If you heard the demo tape from the manufacturer in question, you would ask how we did without this magic device in the past.


ST


----------



## ship (Jun 4, 2009)

Ah... in not checking the links, the Walkman headphones. 

Joke I hope understood in good question and looking for the answer.


----------



## TheatreImage (Jun 5, 2009)

I am going to guess Allison Research - Kepex. Designed by Paul Buff


----------



## STEVETERRY (Jun 5, 2009)

TheatreImage said:


> I am going to guess Allison Research - Kepex. Designed by Paul Buff



You win the prize!

ST


----------



## TheatreImage (Jun 5, 2009)

That was a tough one! Great trivia question!!!


----------



## STEVETERRY (Jun 5, 2009)

TheatreImage said:


> That was a tough one! Great trivia question!!!



Tell us how you found the answer. I thought for sure that it was a safe bet that it would remain a secret!

ST


----------



## TheatreImage (Jun 8, 2009)

STEVETERRY said:


> Tell us how you found the answer. I thought for sure that it was a safe bet that it would remain a secret!
> 
> ST



I started with the equipment I have used in the past and went and looked at the company history of the old ones like Drawmer and Ashly, they are old but not old enough. I was also thinking Universal Audio and Urei but they were more into compressers. Then I remembered a vintage piece of gear I used in a recording studio, Valley People Kepex II/Gain Brain. Tracked that back thru history and forward thru history, lots of changing hands from company to company. Probably changed companies about 4 or 5 times, that was the tough part. Viola, Allison Research Kepex used in late 60s radio. I love our history in this business!!
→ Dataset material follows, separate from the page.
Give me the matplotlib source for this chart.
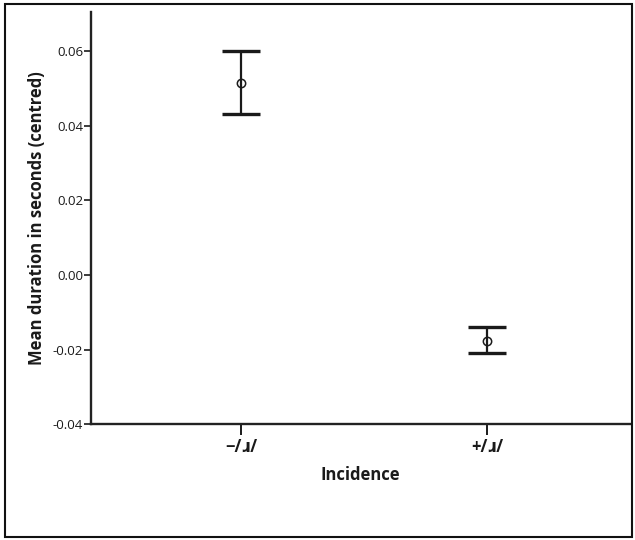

Also on a side note Ashly has some really cool photos from back in the day on there web site, check it out for a little history lesson

Ashly Audio Historic Parade - our back pages


----------



## STEVETERRY (Jun 8, 2009)

TheatreImage said:


> I started with the equipment I have used in the past and went and looked at the company history of the old ones like Drawmer and Ashly, they are old but not old enough. I was also thinking Universal Audio and Urei but they were more into compressers. Then I remembered a vintage piece of gear I used in a recording studio, Valley People Kepex II/Gain Brain. Tracked that back thru history and forward thru history, lots of changing hands from company to company. Probably changed companies about 4 or 5 times, that was the tough part. Viola, Allison Research Kepex used in late 60s radio. I love our history in this business!!
> 
> Also on a side note Ashly has some really cool photos from back in the day on there web site, check it out for a little history lesson
> 
> Ashly Audio Historic Parade - our back pages



That's a pretty cool site.

ST


----------